Tshegofatso adds: “Do not be afraid of the industry because you feel it is male dominated. Efforts are constantly being made for the engineering industry to transform. Many women continue to excel in the industry and have paved the way for others to have better experiences than they did. Diversity brings strength and, because of that, more women are needed in the industry to make the right moves. There are many roles that one can fulfil as an engineer; you need to find the one which best suits you.”
Mary-Anne Fechter, Environmentally Sustainable Design Consultant, Zutari
Mary-Anne studied civil engineering at the University of Pretoria. After her studies, she worked as a graduate civil engineer, focusing mainly on urban road design. With an interest in sustainability and natural resources, she completed a Master’s in Spatial Development and Natural Resource Management at the Technical University of Dresden in Germany.
Due to this combination of civil engineering and natural science, she understands and has experience in the impact that the built environment has on natural resources and how to integrate sustainability and resiliency into the planning, construction and operations of buildings and other infrastructure. Mary-Anne works as an Environmentally Sustainable Design (ESD) consultant at Zutari.
“Engineers are taught to think critically, collaborate and provide solutions,” says Mary-Anne. “Society is facing various challenges, ranging from biodiversity loss and impacts of climate change to inadequate infrastructure to provide for people’s basic needs. Engineering is crucial to tackle these problems and provide appropriate solutions. This way, engineering improves the quality of life of communities worldwide. Engineering is an exciting and ever-changing space. You learn to think critically and creatively to solve problems. It is a challenging, yet rewarding and impactful, journey.”
Thandazo Shabalala, Built Environment Unit, Zutari
Thandazo obtained a National Diploma in Civil Engineering from the Cape Peninsula University of Technology in 2007. She is a South African Institution of Civil Engineering (SAICE) member and a registered candidate engineering technician with the Engineering Council of South Africa (ECSA). She has gained valuable experience working in civil infrastructure projects, including supplying and upgrading water and sanitation infrastructure for municipalities.
Thandazo is currently a Senior Civil Technician specialising in the design and construction supervision of water and sanitation projects. She works under the multidisciplinary Built Environment team, which specialises in designing and delivering land infrastructure projects.
“A career in engineering allows you to change lives and make a difference in your community by solving problems and designing what really matter,” says Thandazo. “It is a fact that men dominate the civil engineering world,” she notes.
Also, many people may say this field is not for women due to the challenges faced at construction sites. However, women are extremely resilient. Building and designing infrastructure makes a difference in our communities and people’s lives by ensuring people have access to potable water and adequate sewerage.

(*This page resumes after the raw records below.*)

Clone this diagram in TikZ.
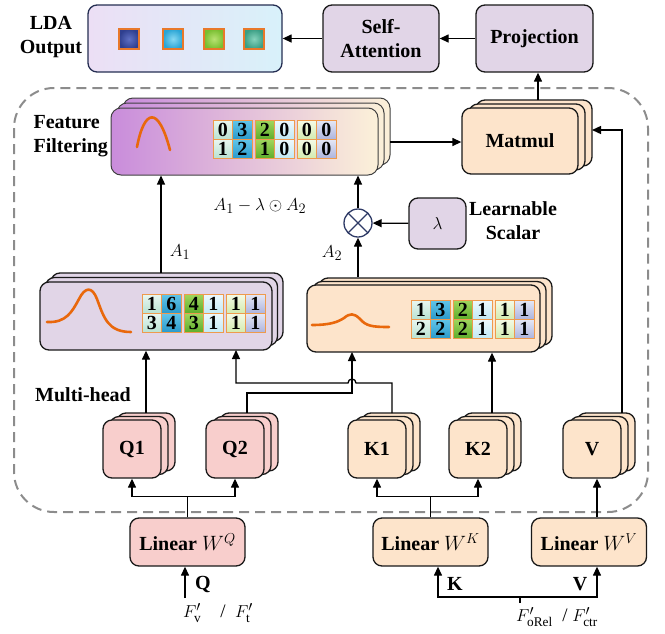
\documentclass[tikz,border=0pt]{standalone}
\usepackage{fontspec}
\setmainfont{Liberation Serif}
\usetikzlibrary{arrows.meta}

\definecolor{lav}{HTML}{E1D5E7}
\definecolor{peach}{HTML}{FDE4CB}
\definecolor{pinkq}{HTML}{F8CECC}
\definecolor{ffL}{HTML}{C98CDB}
\definecolor{ffR}{HTML}{FCF1D9}
\definecolor{ldaL}{HTML}{ECDFF5}
\definecolor{ldaR}{HTML}{D8F1FA}
\definecolor{navy}{HTML}{2E3A66}
\definecolor{curve}{HTML}{E9680C}
\definecolor{framegray}{HTML}{8C8C8C}
\definecolor{cellb}{HTML}{EE9A4D}
\definecolor{sqb}{HTML}{E8782A}
% output token colours: inner / outer
\definecolor{s1i}{HTML}{5F70C4}\definecolor{s1o}{HTML}{2F3F8F}
\definecolor{s2i}{HTML}{86D8F2}\definecolor{s2o}{HTML}{2AA5D5}
\definecolor{s3i}{HTML}{B8E272}\definecolor{s3o}{HTML}{78BE30}
\definecolor{s4i}{HTML}{86D3BC}\definecolor{s4o}{HTML}{3A9E84}
% cell colours per column: top / bottom
\definecolor{cgt0}{HTML}{EAF7F1}\definecolor{cgb0}{HTML}{B9E2D2}
\definecolor{cgt1}{HTML}{62C6EA}\definecolor{cgb1}{HTML}{2B9ACB}
\definecolor{cgt2}{HTML}{A2D65E}\definecolor{cgb2}{HTML}{5FAE2C}
\definecolor{cgt3}{HTML}{EEF9FD}\definecolor{cgb3}{HTML}{C2E9F5}
\definecolor{cgt4}{HTML}{F5FBE7}\definecolor{cgb4}{HTML}{D3EBB0}
\definecolor{cgt5}{HTML}{E6E8F6}\definecolor{cgb5}{HTML}{AEB5DE}

% two back layers behind a stacked box: style, cx, cy, w, h, dx, dy
\newcommand\layers[7]{%
  \path[#1] ({#2-#4/2+2*#6},{#3-#5/2-2*#7}) rectangle ++(#4,#5);
  \path[#1] ({#2-#4/2+#6},{#3-#5/2-#7}) rectangle ++(#4,#5);
}
% 2x6 grid of value cells: prefix, left x, top y, list col/upper/lower
\newcommand\cellgrid[4]{%
  \foreach \c/\u/\d in {#4} {
    \pgfmathsetmacro\cx{#2+\c*19.6+int(\c/2)*2.8+9.8}
    \node[cell, top color=cgt\c, bottom color=cgb\c] (#1-\c-1) at (\cx,{#3+9.5}) {\u};
    \node[cell, top color=cgt\c, bottom color=cgb\c] (#1-\c-2) at (\cx,{#3+28.5}) {\d};
  }%
}

\begin{document}
\begin{tikzpicture}[x=1pt, y=-1pt,
  txt/.style={font=\bfseries\fontsize{20}{24}\selectfont, align=center},
  mth/.style={font=\fontsize{19}{23}\selectfont},
  box/.style={draw=black!90, line width=1.3pt, rounded corners=9pt, inner sep=0pt, txt},
  lavbox/.style={box, fill=lav},
  peachbox/.style={box, fill=peach},
  pinkbox/.style={box, fill=pinkq},
  ffbox/.style={draw=black!75, line width=1pt, rounded corners=10pt, left color=ffL, right color=ffR},
  cell/.style={draw=cellb, line width=0.8pt, minimum width=19.6pt, minimum height=19pt,
    inner sep=0pt, font=\bfseries\fontsize{20}{20}\selectfont},
  sq/.style={draw=sqb, line width=1.3pt, minimum size=20pt, inner sep=0pt},
  conn/.style={line width=1.3pt, draw=black},
  arr/.style={conn, -{Triangle[length=9pt,width=8pt]}},
  wave/.style={draw=curve, line width=2.6pt, line cap=round},
  frame/.style={draw=framegray, line width=2pt, dash pattern=on 10pt off 6pt, rounded corners=40pt}
]
\useasboundingbox (0,0) rectangle (665,633);

% dashed frame of the attention block
\draw[frame] (14,88) rectangle (648,512);

% ---- output row ----
\node[box, draw=navy!80!black, left color=ldaL, right color=ldaR,
  minimum width=194pt, minimum height=67pt] (lda) at (185,38.5) {};
\node[sq, inner color=s1i, outer color=s1o] (sq1) at (129,39) {};
\node[sq, inner color=s2i, outer color=s2o] (sq2) at (173,39) {};
\node[sq, inner color=s3i, outer color=s3o] (sq3) at (214,39) {};
\node[sq, inner color=s4i, outer color=s4o] (sq4) at (254,39) {};
\node[txt] (ldalbl) at (51,37) {LDA\\Output};

\node[lavbox, minimum width=116pt, minimum height=67pt] (sa) at (381,38.5) {Self-\\Attention};
\node[lavbox, minimum width=117pt, minimum height=67pt] (proj) at (534.5,38.5) {Projection};
\draw[arr] (proj) -- (sa);
\draw[arr] (sa) -- (lda);

% ---- Matmul ----
\layers{peachbox}{520}{141}{116}{66}{7}{4}
\node[peachbox, minimum width=116pt, minimum height=66pt] (mm) at (520,141) {Matmul};
\coordinate (mmtop) at (538,100);
\coordinate (mmright) at (592,130);
\draw[arr] (mmtop) -- (mmtop |- proj.south);

% ---- Feature filtering ----
\layers{ffbox}{244.5}{141.5}{267}{67}{6}{5}
\node[ffbox, minimum width=267pt, minimum height=67pt, inner sep=0pt] (ff) at (244.5,141.5) {};
\draw[wave] (137,147) .. controls (144,110) and (158,104) .. (170,150);
\cellgrid{fg}{213}{120}{0/0/1,1/3/2,2/2/1,3/0/0,4/0/0,5/0/0}
\node[txt, align=left, anchor=west] (fflbl) at (30,136) {Feature\\Filtering};
\coordinate (ffright) at (390,142);
\draw[arr] (ffright) -- (ffright -| mm.west);

\node[mth] (expr) at (260,206) {$A_1-\lambda\odot A_2$};

% ---- lambda branch ----
\node[draw=navy, line width=1.3pt, circle, minimum size=28pt, inner sep=0pt,
  path picture={\draw[navy, line width=1.3pt]
    (path picture bounding box.north west) -- (path picture bounding box.south east)
    (path picture bounding box.north east) -- (path picture bounding box.south west);}]
  (ot) at (358,223) {};
\node[lavbox, minimum width=57pt, minimum height=51pt, font=\fontsize{19}{23}\selectfont] (lam) at (437.5,223.5) {$\lambda$};
\node[txt] (lamlbl) at (513,221) {Learnable\\Scalar};
\draw[arr] (lam) -- (ot);
\draw[arr] (ot) -- (ot |- ff.south);

% ---- multi-head score maps ----
\layers{lavbox}{156}{316}{232}{68}{5.5}{4.5}
\node[lavbox, minimum width=232pt, minimum height=68pt] (mh1) at (156,316) {};
\draw[wave] (47,322) .. controls (66,323) and (72,312) .. (79,299)
  .. controls (85,287) and (92,286) .. (97,299)
  .. controls (104,318) and (108,332) .. (131,332);
\cellgrid{ga}{142}{294}{0/1/3,1/6/4,2/4/3,3/1/1,4/1/1,5/1/1}

\layers{peachbox}{423.5}{318.5}{233}{67}{6}{3.5}
\node[peachbox, minimum width=233pt, minimum height=67pt] (mh2) at (423.5,318.5) {};
\draw[wave] (312,325) .. controls (330,325) and (338,322) .. (344,318)
  .. controls (350,313) and (354,313) .. (360,319)
  .. controls (366,326) and (372,327) .. (389,327);
\cellgrid{gb}{411}{300}{0/1/2,1/3/2,2/2/2,3/1/1,4/1/1,5/1/1}

\coordinate (mh1top) at (161,273);
\coordinate (mh2top) at (358,277);
\draw[arr] (mh1top) -- (mh1top |- ff.south);
\draw[arr] (mh2top) -- (ot.south);
\node[mth] (a1) at (180,252) {$A_1$};
\node[mth] (a2) at (332,253) {$A_2$};
\node[txt] (mhlbl) at (83,395) {Multi-head};

% ---- heads ----
\layers{pinkbox}{132}{449}{58}{58}{7}{3.5}
\node[pinkbox, minimum width=58pt, minimum height=58pt] (q1) at (132,449) {Q1};
\layers{pinkbox}{235}{449}{58}{58}{7}{3.5}
\node[pinkbox, minimum width=58pt, minimum height=58pt] (q2) at (235,449) {Q2};
\layers{peachbox}{377}{449}{58}{58}{7}{3.5}
\node[peachbox, minimum width=58pt, minimum height=58pt] (k1) at (377,449) {K1};
\layers{peachbox}{478}{449}{58}{58}{7}{3.5}
\node[peachbox, minimum width=58pt, minimum height=58pt] (k2) at (478,449) {K2};
\layers{peachbox}{592}{449}{58}{58}{7}{3.5}
\node[peachbox, minimum width=58pt, minimum height=58pt] (v) at (592,449) {V};

\coordinate (q1top) at (146,413);
\coordinate (q2top) at (247,413);
\coordinate (k1top) at (392,413);
\coordinate (k2top) at (492,413);
\coordinate (vtop) at (622,413);
\coordinate (mh1in) at (236,350);
\coordinate (mh2in) at (352,352);

\draw[arr] (q1top) -- (q1top |- mh1.south);
\draw[arr] (k1top) -- (392,383) -- (356,383) arc[start angle=0, end angle=180, radius=4pt]
  -- (236,383) -- (mh1in);
\draw[arr] (q2top) -- (247,393) -- (352,393) -- (mh2in);
\draw[arr] (k2top) -- (k2top |- mh2.south);
\draw[arr] (vtop) |- (mmright);

% ---- linear projections ----
\node[pinkbox, minimum width=115pt, minimum height=48pt] (linq) at (187.5,542) {Linear \textmd{$W^Q$}};
\node[peachbox, minimum width=115pt, minimum height=48pt] (link) at (430.5,542) {Linear \textmd{$W^K$}};
\node[peachbox, minimum width=115pt, minimum height=48pt] (linv) at (589,542) {Linear \textmd{$W^V$}};

\draw[arr] (linq.north) -- ++(0,-21) -| (q1.south);
\draw[arr] (linq.north) -- ++(0,-21) -| (q2.south);
\draw[arr] (link.north) -- ++(0,-21) -| (k1.south);
\draw[arr] (link.north) -- ++(0,-21) -| (k2.south);
\coordinate (vx) at (597,0);
\coordinate (kx) at (438,0);
\draw[arr] (linv.north -| vx) -- (v.south -| vx);

% ---- inputs ----
\coordinate (qin) at (185,598);
\draw[arr] (qin) -- (qin |- linq.south);
\node[txt] (qlbl) at (203,584) {Q};
\node[mth] (qsrc) at (218,613) {$F'_{\mathrm{v}}$\quad/\ \ $F'_{\mathrm{t}}$};

\coordinate (kvin) at (520,603);
\coordinate (kvj) at (520,597);
\draw[conn] (kvin) -- (kvj);
\draw[arr] (kvj) -| (link.south -| kx);
\draw[arr] (kvj) -| (linv.south -| vx);
\node[txt] (klbl) at (455,584) {K};
\node[txt] (vlbl) at (580,584) {V};
\node[mth] (kvsrc) at (557,617) {$F'_{\mathrm{oRel}}$\ \ /\ $F'_{\mathrm{ctr}}$};
\end{tikzpicture}
\end{document}
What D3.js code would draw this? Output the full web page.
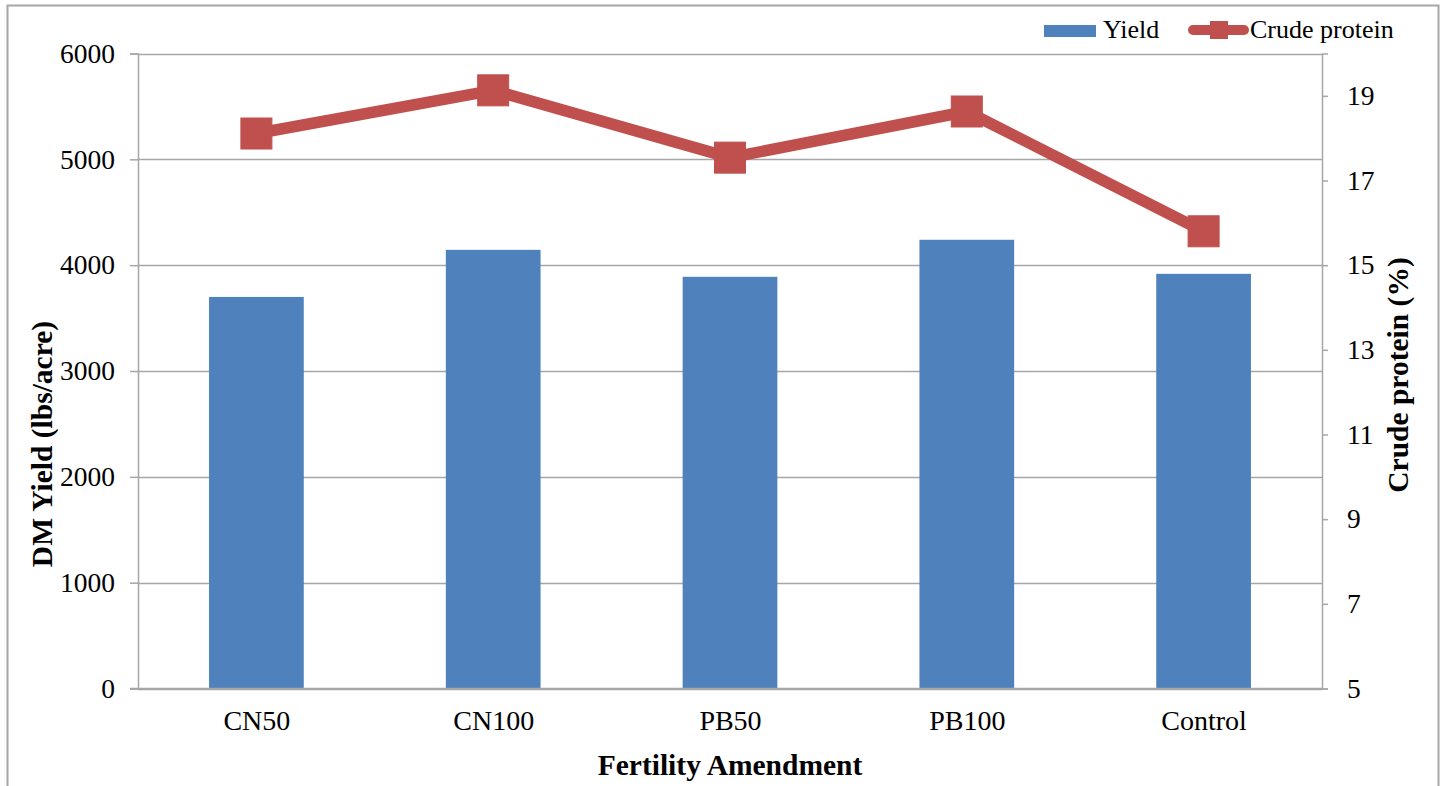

Belinda Selkirk, Technical Director, Built Environment, Zutari
Belinda has a Diploma in Project Design focusing on building engineering, as well as a Diploma in Fire Science and Fire Safety. The Institute of Fire Engineers has awarded her GiFireE Credentials. She has been fortunate enough to have worked on many projects both locally and internationally, from shopping malls to mixed-use developments, residential and hotel developments, and industrial and medical facilities.
“I never started out as a lead fire engineer. My first job was as a draughtsperson, but hard work and perseverance paid off. Decide what you want and lay out a clear path to get to where you want to be. If you come across a setback, take a moment, reflect, and try a different way to get there. Working in the engineering environment is an exciting space. There is room for all types of people with different skillsets. Find what you enjoy and use that to direct your career trajectory,” says Belinda.
Her message is simply that the only obstacle in your path is yourself. “By sharing our experiences and how we have overcome hurdles, we create awareness about the unseen issues that women experience,” concludes Belinda.